### WHAT THE TASK REQUIRES
Give all of the lines again, with nothing added or dropped.

### STORED DATA
==============================
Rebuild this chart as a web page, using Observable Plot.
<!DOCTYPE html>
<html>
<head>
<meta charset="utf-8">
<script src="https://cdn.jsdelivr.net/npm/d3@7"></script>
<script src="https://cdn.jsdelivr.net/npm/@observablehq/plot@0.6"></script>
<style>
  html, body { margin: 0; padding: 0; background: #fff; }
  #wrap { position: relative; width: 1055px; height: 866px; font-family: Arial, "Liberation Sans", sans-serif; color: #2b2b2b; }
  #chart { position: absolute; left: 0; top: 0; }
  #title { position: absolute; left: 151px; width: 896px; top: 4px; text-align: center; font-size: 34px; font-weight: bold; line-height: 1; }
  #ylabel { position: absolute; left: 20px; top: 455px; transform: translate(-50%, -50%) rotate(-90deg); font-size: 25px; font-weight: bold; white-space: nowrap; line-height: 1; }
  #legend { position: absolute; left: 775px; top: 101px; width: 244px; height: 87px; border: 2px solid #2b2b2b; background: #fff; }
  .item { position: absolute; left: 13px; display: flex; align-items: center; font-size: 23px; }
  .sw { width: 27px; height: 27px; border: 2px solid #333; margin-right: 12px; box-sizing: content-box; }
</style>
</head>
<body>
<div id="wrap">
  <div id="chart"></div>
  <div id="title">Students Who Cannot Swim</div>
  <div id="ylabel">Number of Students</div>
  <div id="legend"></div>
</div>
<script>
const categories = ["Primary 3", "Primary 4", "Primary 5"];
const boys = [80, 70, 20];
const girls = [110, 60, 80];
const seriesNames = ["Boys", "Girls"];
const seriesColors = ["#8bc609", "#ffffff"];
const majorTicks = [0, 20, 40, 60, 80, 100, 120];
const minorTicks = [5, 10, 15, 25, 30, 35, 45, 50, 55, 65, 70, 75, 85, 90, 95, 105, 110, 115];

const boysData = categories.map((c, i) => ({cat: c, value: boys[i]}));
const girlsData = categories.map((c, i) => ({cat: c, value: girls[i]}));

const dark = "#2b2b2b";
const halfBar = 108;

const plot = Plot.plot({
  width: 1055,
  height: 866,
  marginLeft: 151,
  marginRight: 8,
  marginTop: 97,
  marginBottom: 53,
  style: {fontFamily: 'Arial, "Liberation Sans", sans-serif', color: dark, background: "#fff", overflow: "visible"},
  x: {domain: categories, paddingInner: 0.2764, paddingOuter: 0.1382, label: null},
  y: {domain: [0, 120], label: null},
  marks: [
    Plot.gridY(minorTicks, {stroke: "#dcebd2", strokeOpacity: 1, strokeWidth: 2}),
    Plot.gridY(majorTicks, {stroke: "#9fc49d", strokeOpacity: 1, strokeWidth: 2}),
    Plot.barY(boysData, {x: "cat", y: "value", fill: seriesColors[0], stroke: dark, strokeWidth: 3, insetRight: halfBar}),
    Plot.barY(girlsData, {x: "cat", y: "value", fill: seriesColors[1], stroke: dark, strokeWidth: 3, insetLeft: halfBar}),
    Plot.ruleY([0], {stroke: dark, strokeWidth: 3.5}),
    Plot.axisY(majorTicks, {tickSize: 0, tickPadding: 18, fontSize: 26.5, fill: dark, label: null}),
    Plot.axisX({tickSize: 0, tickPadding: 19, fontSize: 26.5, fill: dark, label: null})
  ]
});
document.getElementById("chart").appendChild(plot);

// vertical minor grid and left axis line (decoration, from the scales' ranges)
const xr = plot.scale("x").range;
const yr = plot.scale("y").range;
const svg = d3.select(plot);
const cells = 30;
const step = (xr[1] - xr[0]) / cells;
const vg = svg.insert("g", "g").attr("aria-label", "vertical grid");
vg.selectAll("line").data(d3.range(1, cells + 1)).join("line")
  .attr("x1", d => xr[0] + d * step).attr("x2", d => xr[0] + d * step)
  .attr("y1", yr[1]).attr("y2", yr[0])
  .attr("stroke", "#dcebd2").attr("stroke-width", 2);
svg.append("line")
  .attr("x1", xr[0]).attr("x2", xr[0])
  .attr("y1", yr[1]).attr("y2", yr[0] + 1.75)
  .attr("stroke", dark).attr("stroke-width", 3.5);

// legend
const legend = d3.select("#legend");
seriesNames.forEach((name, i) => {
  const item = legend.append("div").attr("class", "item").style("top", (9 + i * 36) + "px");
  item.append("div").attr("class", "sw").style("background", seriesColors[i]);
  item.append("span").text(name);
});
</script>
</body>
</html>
==============================
### TASK RESULT
Rebuild this chart as a web page, using Observable Plot.
<!DOCTYPE html>
<html>
<head>
<meta charset="utf-8">
<script src="https://cdn.jsdelivr.net/npm/d3@7"></script>
<script src="https://cdn.jsdelivr.net/npm/@observablehq/plot@0.6"></script>
<style>
  html, body { margin: 0; padding: 0; background: #fff; }
  #wrap { position: relative; width: 1055px; height: 866px; font-family: Arial, "Liberation Sans", sans-serif; color: #2b2b2b; }
  #chart { position: absolute; left: 0; top: 0; }
  #title { position: absolute; left: 151px; width: 896px; top: 4px; text-align: center; font-size: 34px; font-weight: bold; line-height: 1; }
  #ylabel { position: absolute; left: 20px; top: 455px; transform: translate(-50%, -50%) rotate(-90deg); font-size: 25px; font-weight: bold; white-space: nowrap; line-height: 1; }
  #legend { position: absolute; left: 775px; top: 101px; width: 244px; height: 87px; border: 2px solid #2b2b2b; background: #fff; }
  .item { position: absolute; left: 13px; display: flex; align-items: center; font-size: 23px; }
  .sw { width: 27px; height: 27px; border: 2px solid #333; margin-right: 12px; box-sizing: content-box; }
</style>
</head>
<body>
<div id="wrap">
  <div id="chart"></div>
  <div id="title">Students Who Cannot Swim</div>
  <div id="ylabel">Number of Students</div>
  <div id="legend"></div>
</div>
<script>
const categories = ["Primary 3", "Primary 4", "Primary 5"];
const boys = [80, 70, 20];
const girls = [110, 60, 80];
const seriesNames = ["Boys", "Girls"];
const seriesColors = ["#8bc609", "#ffffff"];
const majorTicks = [0, 20, 40, 60, 80, 100, 120];
const minorTicks = [5, 10, 15, 25, 30, 35, 45, 50, 55, 65, 70, 75, 85, 90, 95, 105, 110, 115];

const boysData = categories.map((c, i) => ({cat: c, value: boys[i]}));
const girlsData = categories.map((c, i) => ({cat: c, value: girls[i]}));

const dark = "#2b2b2b";
const halfBar = 108;

const plot = Plot.plot({
  width: 1055,
  height: 866,
  marginLeft: 151,
  marginRight: 8,
  marginTop: 97,
  marginBottom: 53,
  style: {fontFamily: 'Arial, "Liberation Sans", sans-serif', color: dark, background: "#fff", overflow: "visible"},
  x: {domain: categories, paddingInner: 0.2764, paddingOuter: 0.1382, label: null},
  y: {domain: [0, 120], label: null},
  marks: [
    Plot.gridY(minorTicks, {stroke: "#dcebd2", strokeOpacity: 1, strokeWidth: 2}),
    Plot.gridY(majorTicks, {stroke: "#9fc49d", strokeOpacity: 1, strokeWidth: 2}),
    Plot.barY(boysData, {x: "cat", y: "value", fill: seriesColors[0], stroke: dark, strokeWidth: 3, insetRight: halfBar}),
    Plot.barY(girlsData, {x: "cat", y: "value", fill: seriesColors[1], stroke: dark, strokeWidth: 3, insetLeft: halfBar}),
    Plot.ruleY([0], {stroke: dark, strokeWidth: 3.5}),
    Plot.axisY(majorTicks, {tickSize: 0, tickPadding: 18, fontSize: 26.5, fill: dark, label: null}),
    Plot.axisX({tickSize: 0, tickPadding: 19, fontSize: 26.5, fill: dark, label: null})
  ]
});
document.getElementById("chart").appendChild(plot);

// vertical minor grid and left axis line (decoration, from the scales' ranges)
const xr = plot.scale("x").range;
const yr = plot.scale("y").range;
const svg = d3.select(plot);
const cells = 30;
const step = (xr[1] - xr[0]) / cells;
const vg = svg.insert("g", "g").attr("aria-label", "vertical grid");
vg.selectAll("line").data(d3.range(1, cells + 1)).join("line")
  .attr("x1", d => xr[0] + d * step).attr("x2", d => xr[0] + d * step)
  .attr("y1", yr[1]).attr("y2", yr[0])
  .attr("stroke", "#dcebd2").attr("stroke-width", 2);
svg.append("line")
  .attr("x1", xr[0]).attr("x2", xr[0])
  .attr("y1", yr[1]).attr("y2", yr[0] + 1.75)
  .attr("stroke", dark).attr("stroke-width", 3.5);

// legend
const legend = d3.select("#legend");
seriesNames.forEach((name, i) => {
  const item = legend.append("div").attr("class", "item").style("top", (9 + i * 36) + "px");
  item.append("div").attr("class", "sw").style("background", seriesColors[i]);
  item.append("span").text(name);
});
</script>
</body>
</html>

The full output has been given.